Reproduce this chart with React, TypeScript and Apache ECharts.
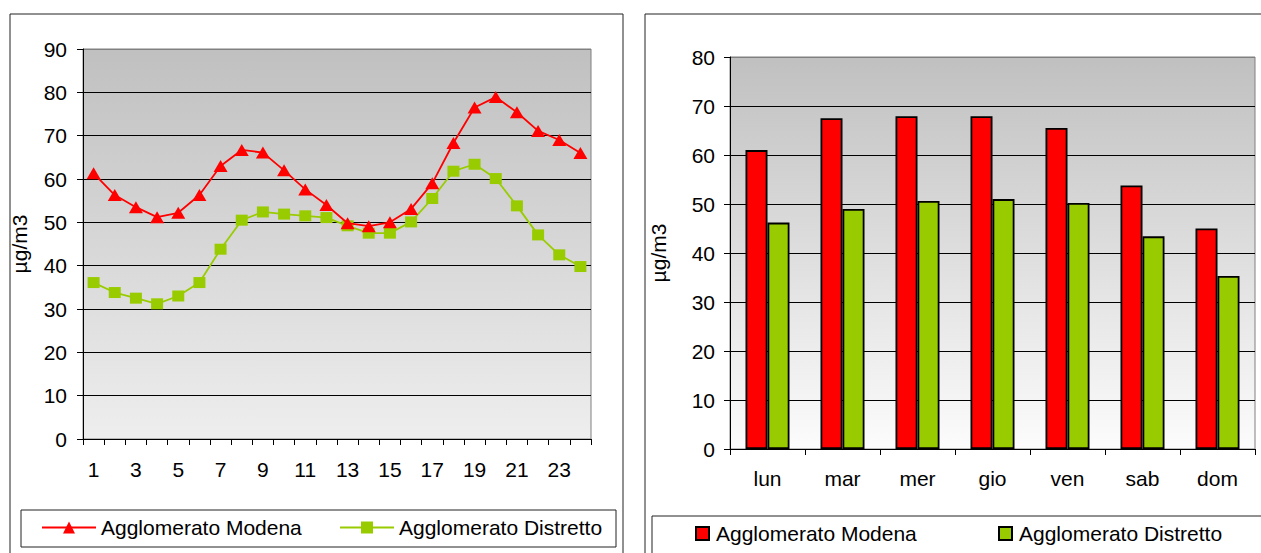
import React, { useEffect, useRef } from "react";
import * as echarts from "echarts";

const hours = ["1","2","3","4","5","6","7","8","9","10","11","12","13","14","15","16","17","18","19","20","21","22","23","24"];
const modenaHourly = [61.3, 56.3, 53.5, 51.2, 52.2, 56.3, 63.0, 66.7, 66.1, 62.0, 57.6, 54.0, 49.8, 49.1, 50.0, 53.1, 59.0, 68.3, 76.5, 78.9, 75.4, 71.1, 69.0, 66.0];
const distrettoHourly = [36.1, 33.8, 32.5, 31.2, 33.0, 36.1, 43.8, 50.5, 52.4, 51.9, 51.5, 51.1, 49.2, 47.5, 47.5, 50.1, 55.5, 61.8, 63.4, 60.1, 53.8, 47.1, 42.5, 39.8];

const days = ["lun", "mar", "mer", "gio", "ven", "sab", "dom"];
const modenaDaily = [61.0, 67.5, 67.9, 67.9, 65.5, 53.8, 45.0];
const distrettoDaily = [46.2, 49.0, 50.6, 51.0, 50.2, 43.4, 35.3];

const seriesNames = ["Agglomerato Modena", "Agglomerato Distretto"];
const unitLabel = "µg/m3";

const FONT = "'Liberation Sans', Arial, sans-serif";
const RED = "#ff0000";
const GREEN = "#99cc00";

function gradient(bottom: string) {
  return {
    type: "linear", x: 0, y: 0, x2: 0, y2: 1,
    colorStops: [
      { offset: 0, color: "#c0c0c0" },
      { offset: 1, color: bottom },
    ],
  };
}

function splitColors(n: number) {
  const arr: string[] = [];
  for (let i = 0; i < n; i++) arr.push(i === n - 1 ? "#808080" : "#000000");
  return arr;
}

const App = () => {
  const leftRef = useRef<HTMLDivElement>(null);
  const rightRef = useRef<HTMLDivElement>(null);

  useEffect(() => {
    const left = echarts.init(leftRef.current!, null, { renderer: "svg" });
    const right = echarts.init(rightRef.current!, null, { renderer: "svg" });

    const textBase = { fontFamily: FONT, fontSize: 21, color: "#000" };

    left.setOption({
      animation: false,
      textStyle: { fontFamily: FONT },
      graphic: [
        { type: "rect", shape: { x: 10, y: 14, width: 613, height: 560 }, style: { fill: "none", stroke: "#222", lineWidth: 1 }, silent: true },
        { type: "rect", shape: { x: 21, y: 510, width: 595, height: 37 }, style: { fill: "#fff", stroke: "#222", lineWidth: 1 }, silent: true, z: -1 },
      ],
      grid: {
        left: 83, top: 49, width: 508, height: 390,
        show: true, backgroundColor: gradient("#eeeeee"), borderColor: "#808080", borderWidth: 1,
      },
      legend: [
        { data: [seriesNames[0]], left: 41, top: 517, padding: 0, itemWidth: 54, itemHeight: 15, textStyle: textBase, selectedMode: false },
        { data: [seriesNames[1]], left: 339, top: 517, padding: 0, itemWidth: 54, itemHeight: 15, textStyle: textBase, selectedMode: false },
      ],
      xAxis: {
        type: "category",
        data: hours,
        boundaryGap: true,
        axisLine: { lineStyle: { color: "#000", width: 1 } },
        axisTick: { show: true, interval: 0, length: 6, lineStyle: { color: "#000" } },
        axisLabel: { ...textBase, interval: 1, margin: 20 },
        splitLine: { show: false },
      },
      yAxis: {
        type: "value",
        min: 0, max: 90, interval: 10,
        name: unitLabel,
        nameLocation: "middle",
        nameRotate: 90,
        nameGap: 53,
        nameTextStyle: textBase,
        axisLine: { show: true, lineStyle: { color: "#000", width: 1 } },
        axisTick: { show: true, length: 6, lineStyle: { color: "#000" } },
        axisLabel: { ...textBase, margin: 16 },
        splitLine: { show: true, lineStyle: { color: splitColors(10), width: 1 } },
      },
      series: [
        {
          name: seriesNames[0], type: "line", data: modenaHourly,
          symbol: "triangle", symbolSize: [14, 12],
          lineStyle: { color: RED, width: 1.8 }, itemStyle: { color: RED },
          z: 3,
        },
        {
          name: seriesNames[1], type: "line", data: distrettoHourly,
          symbol: "rect", symbolSize: [12, 11],
          lineStyle: { color: GREEN, width: 1.8 }, itemStyle: { color: GREEN },
          z: 2,
        },
      ],
    });

    right.setOption({
      animation: false,
      textStyle: { fontFamily: FONT },
      graphic: [
        { type: "rect", shape: { x: 5, y: 14, width: 640, height: 560 }, style: { fill: "none", stroke: "#222", lineWidth: 1 }, silent: true },
        { type: "rect", shape: { x: 12, y: 516, width: 640, height: 60 }, style: { fill: "#fff", stroke: "#222", lineWidth: 1 }, silent: true, z: -1 },
      ],
      grid: {
        left: 86, top: 57, width: 529, height: 392,
        show: true, backgroundColor: gradient("#fcfcfc"), borderColor: "#808080", borderWidth: 1,
      },
      legend: [
        { data: [seriesNames[0]], left: 55, top: 523, padding: 0, icon: "rect", itemWidth: 13, itemHeight: 13, textStyle: { ...textBase, padding: [0, 0, 0, 2] }, selectedMode: false },
        { data: [seriesNames[1]], left: 358, top: 523, padding: 0, icon: "rect", itemWidth: 13, itemHeight: 13, textStyle: { ...textBase, padding: [0, 0, 0, 2] }, selectedMode: false },
      ],
      xAxis: {
        type: "category",
        data: days,
        boundaryGap: true,
        axisLine: { lineStyle: { color: "#000", width: 1 } },
        axisTick: { show: true, interval: 0, length: 6, lineStyle: { color: "#000" } },
        axisLabel: { ...textBase, interval: 0, margin: 19 },
        splitLine: { show: false },
      },
      yAxis: {
        type: "value",
        min: 0, max: 80, interval: 10,
        name: unitLabel,
        nameLocation: "middle",
        nameRotate: 90,
        nameGap: 61,
        nameTextStyle: textBase,
        axisLine: { show: true, lineStyle: { color: "#000", width: 1 } },
        axisTick: { show: true, length: 6, lineStyle: { color: "#000" } },
        axisLabel: { ...textBase, margin: 15 },
        splitLine: { show: true, lineStyle: { color: splitColors(9), width: 1 } },
      },
      series: [
        {
          name: seriesNames[0], type: "bar", data: modenaDaily,
          barWidth: 22, barGap: "0%",
          itemStyle: { color: RED, borderColor: "#000", borderWidth: 1.8 },
        },
        {
          name: seriesNames[1], type: "bar", data: distrettoDaily,
          barWidth: 22, barGap: "0%",
          itemStyle: { color: GREEN, borderColor: "#000", borderWidth: 1.8 },
        },
      ],
    });

    return () => {
      left.dispose();
      right.dispose();
    };
  }, []);

  return (
    <div style={{ position: "absolute", left: 0, top: 0, width: 1261, height: 553, background: "#fff", overflow: "hidden" }}>
      <div ref={leftRef} style={{ position: "absolute", left: 0, top: 0, width: 640, height: 553 }} />
      <div ref={rightRef} style={{ position: "absolute", left: 640, top: 0, width: 621, height: 553 }} />
    </div>
  );
};

export default App;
━━━━━━
→ **The problem**: Restate only the lines running from the start of the material above through the line containing "import * as", ends included. No pictures.

→ **Reply**:
Reproduce this chart with React, TypeScript and Apache ECharts.
import React, { useEffect, useRef } from "react";
import * as echarts from "echarts";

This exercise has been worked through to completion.